Friday, July 15, 2011

Indonesia's Mount Lokon Erupts, Panicking Residents


JAKARTA, Indonesia -- An Indonesian volcano spit lava and smoke thousands of feet into the air early Friday, sending panicked residents fleeing down its slopes. There were no immediate reports of causalities.

The first eruption at Mount Lokon occurred at 10:46 p.m., said Brian Rulrone, a disaster management agency official.
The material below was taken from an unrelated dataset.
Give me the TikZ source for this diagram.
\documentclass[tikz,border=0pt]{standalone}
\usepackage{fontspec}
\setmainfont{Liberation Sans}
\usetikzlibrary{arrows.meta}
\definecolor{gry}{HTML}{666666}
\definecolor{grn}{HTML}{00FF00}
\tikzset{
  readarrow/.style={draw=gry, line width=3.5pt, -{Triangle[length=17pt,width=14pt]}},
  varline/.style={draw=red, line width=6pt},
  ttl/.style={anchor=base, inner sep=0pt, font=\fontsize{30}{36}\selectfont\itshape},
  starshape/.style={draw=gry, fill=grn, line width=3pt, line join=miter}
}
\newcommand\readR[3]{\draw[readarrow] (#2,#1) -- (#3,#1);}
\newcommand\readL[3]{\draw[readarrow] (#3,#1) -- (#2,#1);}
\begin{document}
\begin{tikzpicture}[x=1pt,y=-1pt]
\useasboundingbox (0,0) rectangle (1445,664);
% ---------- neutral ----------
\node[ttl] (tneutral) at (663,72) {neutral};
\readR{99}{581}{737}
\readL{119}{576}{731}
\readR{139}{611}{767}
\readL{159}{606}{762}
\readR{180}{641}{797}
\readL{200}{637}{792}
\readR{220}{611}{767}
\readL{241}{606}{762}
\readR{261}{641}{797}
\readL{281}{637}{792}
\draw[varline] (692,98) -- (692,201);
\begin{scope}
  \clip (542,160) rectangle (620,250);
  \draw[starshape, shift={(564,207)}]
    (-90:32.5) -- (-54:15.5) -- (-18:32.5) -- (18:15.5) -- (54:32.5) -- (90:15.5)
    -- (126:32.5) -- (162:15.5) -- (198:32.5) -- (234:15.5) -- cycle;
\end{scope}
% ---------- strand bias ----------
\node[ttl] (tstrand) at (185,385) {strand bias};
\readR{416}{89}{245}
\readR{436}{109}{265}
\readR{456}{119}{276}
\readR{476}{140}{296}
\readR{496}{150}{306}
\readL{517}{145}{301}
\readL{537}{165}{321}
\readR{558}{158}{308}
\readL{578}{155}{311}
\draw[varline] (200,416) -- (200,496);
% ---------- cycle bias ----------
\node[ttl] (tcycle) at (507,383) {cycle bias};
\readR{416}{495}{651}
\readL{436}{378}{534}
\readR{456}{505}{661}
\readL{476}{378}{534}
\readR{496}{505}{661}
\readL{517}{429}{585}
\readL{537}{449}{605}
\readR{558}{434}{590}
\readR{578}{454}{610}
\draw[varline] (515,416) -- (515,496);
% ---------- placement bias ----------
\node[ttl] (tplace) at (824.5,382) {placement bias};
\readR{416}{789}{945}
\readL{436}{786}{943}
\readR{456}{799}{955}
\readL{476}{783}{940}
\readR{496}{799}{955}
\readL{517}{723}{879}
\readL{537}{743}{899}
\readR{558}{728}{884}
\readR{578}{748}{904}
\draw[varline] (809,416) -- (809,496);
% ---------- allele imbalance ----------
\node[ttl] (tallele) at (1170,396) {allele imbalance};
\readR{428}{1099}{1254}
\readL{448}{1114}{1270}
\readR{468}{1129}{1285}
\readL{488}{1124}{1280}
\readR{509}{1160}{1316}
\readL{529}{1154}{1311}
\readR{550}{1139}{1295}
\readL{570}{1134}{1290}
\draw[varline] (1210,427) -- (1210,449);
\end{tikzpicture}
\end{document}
It was followed by a second powerful blast just after midnight and a third at 1:10 a.m.

Darwis Sitinjak, another disaster official, told El Shinta radio from the scene that soldiers and police were helping rescuers evacuate about 500 people who live along the mountain's fertile slopes.
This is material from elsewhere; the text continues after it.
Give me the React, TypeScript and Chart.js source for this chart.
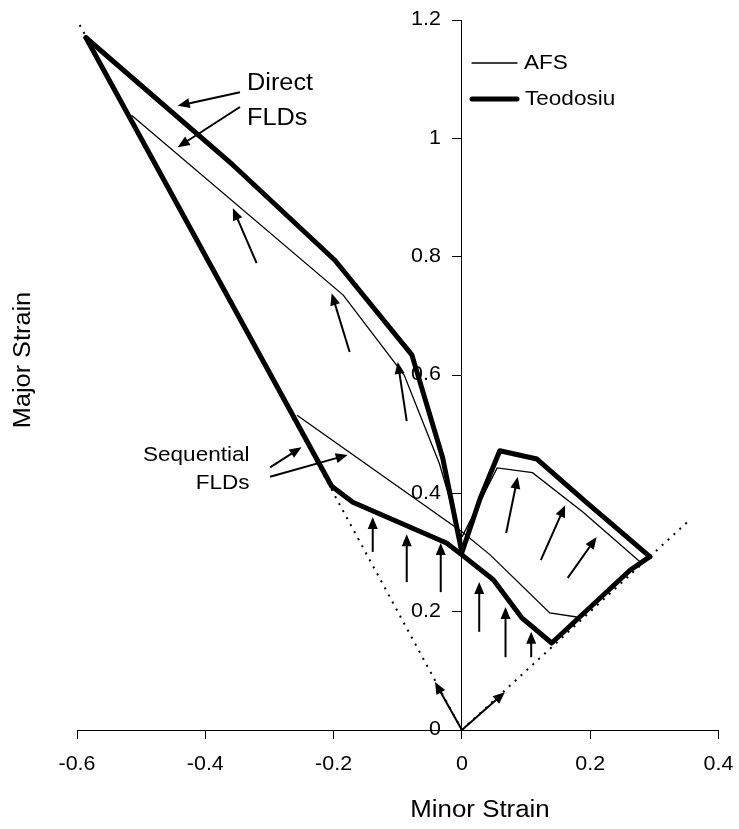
import React, { useEffect, useRef } from 'react';
import { Chart, registerables } from 'chart.js';

Chart.register(...registerables);

type P = { x: number; y: number };

// ---- data (minor strain x, major strain y) ----
const afsDirect: P[] = [
  { x: -0.515, y: 1.039 }, { x: -0.185, y: 0.735 }, { x: -0.09, y: 0.6 },
  { x: -0.035, y: 0.45 }, { x: 0, y: 0.32 },
];
const afsDirectRight: P[] = [
  { x: 0, y: 0.326 }, { x: 0.055, y: 0.443 }, { x: 0.11, y: 0.435 },
  { x: 0.189, y: 0.368 }, { x: 0.278, y: 0.284 },
];
const afsSequential: P[] = [
  { x: -0.257, y: 0.532 }, { x: 0, y: 0.335 }, { x: 0.044, y: 0.296 },
  { x: 0.137, y: 0.198 }, { x: 0.179, y: 0.191 },
];
const teoDirect: P[] = [
  { x: -0.586, y: 1.17 }, { x: -0.357, y: 0.955 }, { x: -0.198, y: 0.794 },
  { x: -0.078, y: 0.634 }, { x: -0.03, y: 0.46 }, { x: 0, y: 0.3 },
  { x: 0.028, y: 0.39 }, { x: 0.059, y: 0.472 }, { x: 0.117, y: 0.458 },
  { x: 0.195, y: 0.384 }, { x: 0.293, y: 0.293 },
];
const teoSequential: P[] = [
  { x: -0.586, y: 1.17 }, { x: -0.203, y: 0.412 }, { x: -0.17, y: 0.385 },
  { x: -0.024, y: 0.316 }, { x: 0, y: 0.296 }, { x: 0.049, y: 0.254 },
  { x: 0.093, y: 0.19 }, { x: 0.14, y: 0.147 }, { x: 0.262, y: 0.27 },
  { x: 0.293, y: 0.293 },
];
const uniaxialPath: P[] = [{ x: 0, y: 0 }, { x: -0.6, y: 1.2 }];
const biaxialPath: P[] = [{ x: 0, y: 0 }, { x: 0.355, y: 0.355 }];

// arrows: tail x, tail y, head x, head y
const arrows: [number, number, number, number][] = [
  [-0.346, 1.078, -0.443, 1.055],
  [-0.346, 1.053, -0.443, 0.985],
  [-0.32, 0.789, -0.357, 0.882],
  [-0.175, 0.639, -0.203, 0.738],
  [-0.086, 0.522, -0.1, 0.622],
  [-0.299, 0.444, -0.25, 0.478],
  [-0.299, 0.428, -0.178, 0.465],
  [-0.139, 0.301, -0.139, 0.36],
  [-0.086, 0.25, -0.086, 0.331],
  [-0.033, 0.233, -0.033, 0.316],
  [0.027, 0.166, 0.027, 0.25],
  [0.068, 0.123, 0.068, 0.208],
  [0.108, 0.123, 0.108, 0.166],
  [0.069, 0.333, 0.087, 0.428],
  [0.123, 0.287, 0.161, 0.38],
  [0.165, 0.257, 0.21, 0.326],
  [0, 0, -0.042, 0.081],
  [0, 0, 0.067, 0.064],
];

const xTicks = [-0.6, -0.4, -0.2, 0, 0.2, 0.4];
const xTickLabels = ['-0.6', '-0.4', '-0.2', '0', '0.2', '0.4'];
const yTicks = [0, 0.2, 0.4, 0.6, 0.8, 1, 1.2];
const yTickLabels = ['0', '0.2', '0.4', '0.6', '0.8', '1', '1.2'];

const seriesNames = ['AFS', 'Teodosiu'];
const directLabel = ['Direct', 'FLDs'];
const sequentialLabel = ['Sequential', 'FLDs'];
const xTitle = 'Minor Strain';
const yTitle = 'Major Strain';

const FONT = '"Liberation Sans", Arial, Helvetica, sans-serif';
const STRETCH = 1.1;

function text(ctx: CanvasRenderingContext2D, s: string, x: number, y: number, size: number, align: CanvasTextAlign, rot = 0) {
  ctx.save();
  ctx.translate(x, y);
  if (rot) ctx.rotate(rot);
  ctx.scale(STRETCH, 1);
  ctx.font = `${size}px ${FONT}`;
  ctx.textAlign = align;
  ctx.textBaseline = 'middle';
  ctx.fillStyle = '#000';
  ctx.fillText(s, 0, 0);
  ctx.restore();
}

const overlayPlugin = {
  id: 'overlay',
  afterDatasetsDraw(chart: any) {
    const { ctx, scales } = chart;
    const xs = scales.x;
    const ys = scales.y;
    ctx.save();
    ctx.fillStyle = '#000';
    ctx.strokeStyle = '#000';
    // arrows
    for (const [x0, y0, x1, y1] of arrows) {
      const ax = xs.getPixelForValue(x0);
      const ay = ys.getPixelForValue(y0);
      const bx = xs.getPixelForValue(x1);
      const by = ys.getPixelForValue(y1);
      const ang = Math.atan2(by - ay, bx - ax);
      const hl = 12;
      const hw = 5;
      const cx = bx - hl * Math.cos(ang);
      const cy = by - hl * Math.sin(ang);
      ctx.lineWidth = 2;
      ctx.beginPath();
      ctx.moveTo(ax, ay);
      ctx.lineTo(cx + 2 * Math.cos(ang), cy + 2 * Math.sin(ang));
      ctx.stroke();
      ctx.beginPath();
      ctx.moveTo(bx, by);
      ctx.lineTo(cx + hw * Math.sin(ang), cy - hw * Math.cos(ang));
      ctx.lineTo(cx - hw * Math.sin(ang), cy + hw * Math.cos(ang));
      ctx.closePath();
      ctx.fill();
    }
    // tick labels
    const x0 = xs.getPixelForValue(0);
    yTicks.forEach((v, i) => text(ctx, yTickLabels[i], x0 - 21, ys.getPixelForValue(v), 19.5, 'right'));
    xTicks.forEach((v, i) => text(ctx, xTickLabels[i], xs.getPixelForValue(v), ys.bottom + 35, 19.5, 'center'));
    // annotations
    const dx = xs.getPixelForValue(-0.335);
    text(ctx, directLabel[0], dx, ys.getPixelForValue(1.092), 23, 'left');
    text(ctx, directLabel[1], dx, ys.getPixelForValue(1.034), 23, 'left');
    const sx = xs.getPixelForValue(-0.331);
    text(ctx, sequentialLabel[0], sx, ys.getPixelForValue(0.465), 20.5, 'right');
    text(ctx, sequentialLabel[1], sx, ys.getPixelForValue(0.417), 20.5, 'right');
    // legend
    ctx.lineCap = 'round';
    ctx.lineWidth = 1.3;
    ctx.beginPath();
    ctx.moveTo(472, 63);
    ctx.lineTo(517, 63);
    ctx.stroke();
    text(ctx, seriesNames[0], 524, 63, 20.5, 'left');
    ctx.lineWidth = 5;
    ctx.beginPath();
    ctx.moveTo(472, 99);
    ctx.lineTo(517, 99);
    ctx.stroke();
    text(ctx, seriesNames[1], 525, 99, 20.5, 'left');
    // axis titles
    text(ctx, xTitle, 480, 811, 23.5, 'center');
    text(ctx, yTitle, 24, 360, 23, 'center', -Math.PI / 2);
    ctx.restore();
  },
};

export default function App() {
  const ref = useRef<HTMLCanvasElement>(null);
  useEffect(() => {
    if (!ref.current) return;
    Chart.defaults.font.family = FONT;
    const thin = { borderColor: '#000', borderWidth: 1.3, pointRadius: 0, showLine: true, fill: false };
    const thick = { borderColor: '#000', borderWidth: 5, pointRadius: 0, showLine: true, fill: false, borderCapStyle: 'round' as const, borderJoinStyle: 'round' as const };
    const dotted = { borderColor: '#000', borderWidth: 2, borderDash: [2, 6], pointRadius: 0, showLine: true, fill: false };
    const chart = new Chart(ref.current, {
      type: 'scatter',
      data: {
        datasets: [
          { label: 'uniaxial', data: uniaxialPath, ...dotted },
          { label: 'biaxial', data: biaxialPath, ...dotted },
          { label: 'AFS', data: afsDirect, ...thin },
          { label: 'AFS right', data: afsDirectRight, ...thin },
          { label: 'AFS seq', data: afsSequential, ...thin },
          { label: 'Teodosiu', data: teoDirect, ...thick },
          { label: 'Teodosiu seq', data: teoSequential, ...thick },
        ],
      },
      options: {
        animation: false,
        responsive: true,
        maintainAspectRatio: false,
        layout: { padding: { left: 77, right: 20.5, top: 20, bottom: 0 } },
        plugins: { legend: { display: false }, tooltip: { enabled: false } },
        scales: {
          x: {
            type: 'linear',
            position: 'bottom',
            min: -0.6,
            max: 0.4,
            afterBuildTicks: (s: any) => { s.ticks = xTicks.map((v) => ({ value: v })); },
            afterFit: (s: any) => { s.height = 99; },
            grid: { drawOnChartArea: false, drawTicks: true, tickLength: 9, color: '#000' },
            border: { display: true, color: '#000', width: 1 },
            ticks: { display: false },
          },
          y: {
            type: 'linear',
            position: { x: 0 } as any,
            min: 0,
            max: 1.2,
            afterBuildTicks: (s: any) => { s.ticks = yTicks.map((v) => ({ value: v })); },
            afterFit: (s: any) => { s.width = 0; },
            grid: { drawOnChartArea: false, drawTicks: true, tickLength: 9, color: '#000' },
            border: { display: true, color: '#000', width: 1 },
            ticks: { display: false },
          },
        },
      },
      plugins: [overlayPlugin],
    });
    return () => chart.destroy();
  }, []);
  return (
    <div style={{ position: 'fixed', left: 0, top: 0, width: 739, height: 829, background: '#fff' }}>
      <canvas ref={ref} />
    </div>
  );
}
They join 2,000 others who fled Wednesday after being warned to stay far from the 5,741-foot (1,750-meter) volcano, which has been on high alert for nearly a week, with small eruptions daily.
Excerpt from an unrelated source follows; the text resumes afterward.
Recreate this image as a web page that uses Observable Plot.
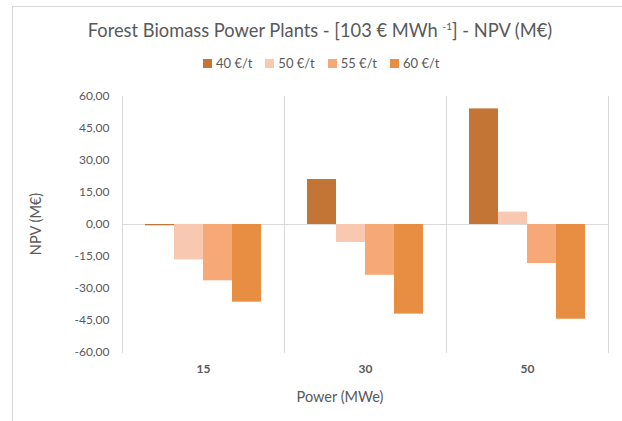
<!DOCTYPE html>
<html>
<head>
<meta charset="utf-8">
<script src="https://cdn.jsdelivr.net/npm/d3@7"></script>
<script src="https://cdn.jsdelivr.net/npm/@observablehq/plot@0.6"></script>
<style>
  html, body { margin: 0; padding: 0; background: #fff; }
  body { width: 622px; height: 421px; position: relative; overflow: hidden; font-family: Lato, "Open Sans", sans-serif; color: #595959; }
  #border { position: absolute; left: 12px; top: 6px; width: 620px; height: 420px; border-left: 1px solid #d9d9d9; border-top: 1px solid #d9d9d9; }
  #title { position: absolute; left: 0; width: 640px; top: 19px; text-align: center; font-size: 18.3px; color: #595959; white-space: nowrap; }
  #title sup { font-size: 10px; vertical-align: 7px; line-height: 0; }
  #legend { position: absolute; left: 203px; top: 55px; font-size: 13px; display: flex; gap: 0; white-space: nowrap; }
  .item { display: flex; align-items: center; margin-right: 13px; }
  .sw { width: 9px; height: 9px; display: inline-block; margin-right: 4px; }
  #chart { position: absolute; left: 0; top: 80px; }
</style>
</head>
<body>
<div id="border"></div>
<div id="title">Forest Biomass Power Plants - [103 € MWh <sup>-1</sup>] - NPV (M€)</div>
<div id="legend"></div>
<div id="chart"></div>
<script>
const categories = ["15", "30", "50"];
const series = ["40 €/t", "50 €/t", "55 €/t", "60 €/t"];
const colors = ["#C27534", "#F8C9B0", "#F6A876", "#E88E42"];
const values40 = [-0.6, 21.1, 54.2];
const values50 = [-16.6, -8.4, 5.8];
const values55 = [-26.4, -23.8, -18.3];
const values60 = [-36.4, -42.0, -44.4];
const yTicks = [-60, -45, -30, -15, 0, 15, 30, 45, 60];
const xTitle = "Power (MWe)";
const yTitle = "NPV (M€)";

const seriesValues = [values40, values50, values55, values60];
const data = [];
categories.forEach((c, i) => {
  series.forEach((s, j) => data.push({power: c, series: s, npv: seriesValues[j][i]}));
});

const legend = document.getElementById("legend");
series.forEach((s, j) => {
  const it = document.createElement("div");
  it.className = "item";
  it.innerHTML = `<span class="sw" style="background:${colors[j]}"></span><span>${s}</span>`;
  legend.appendChild(it);
});

const fmt = d => d.toFixed(2).replace(".", ",");

const plot = Plot.plot({
  width: 622,
  height: 341,
  marginTop: 16,
  marginBottom: 69,
  marginLeft: 121,
  marginRight: 14,
  style: {fontFamily: "Lato, 'Open Sans', sans-serif", color: "#595959", background: "transparent"},
  fx: {domain: categories, padding: 0, label: null},
  x: {domain: series, paddingInner: 0, paddingOuter: 0.75, axis: null},
  y: {domain: [-60, 60], axis: null},
  color: {domain: series, range: colors},
  marks: [
    Plot.frame({anchor: "left", stroke: "#d9d9d9"}),
    Plot.frame({anchor: "right", stroke: "#d9d9d9"}),
    Plot.ruleY([0], {stroke: "#d9d9d9"}),
    Plot.barY(data, {fx: "power", x: "series", y: "npv", fill: "series"}),
    Plot.axisY(yTicks, {anchor: "left", tickSize: 0, tickPadding: 13, tickFormat: fmt, fontSize: 12, fill: "#595959", label: null}),
    Plot.axisFx({anchor: "bottom", tickSize: 0, tickPadding: 12, fontSize: 12, fontWeight: "bold", fill: "#595959", label: null})
  ]
});
document.getElementById("chart").appendChild(plot);

// axis titles
const svg = d3.select(plot);
svg.append("text")
  .attr("x", 340).attr("y", 322)
  .attr("text-anchor", "middle")
  .attr("font-size", 14.5)
  .attr("fill", "#595959")
  .text(xTitle);
svg.append("text")
  .attr("transform", "translate(41,144) rotate(-90)")
  .attr("text-anchor", "middle")
  .attr("font-size", 14.5)
  .attr("fill", "#595959")
  .text(yTitle);
</script>
</body>
</html>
Indonesia, a vast archipelago of 235 million people, is prone to earthquakes and volcanoes because it sits along the Pacific "Ring of Fire," a horseshoe-shaped string of faults that lines the Pacific Ocean.

Mount Lokon, in north Sulawesi province, is one of the country's 129 active volcanos.

Its last major eruption in 1991 killed a Swiss hiker and forced thousands of people to flee their homes.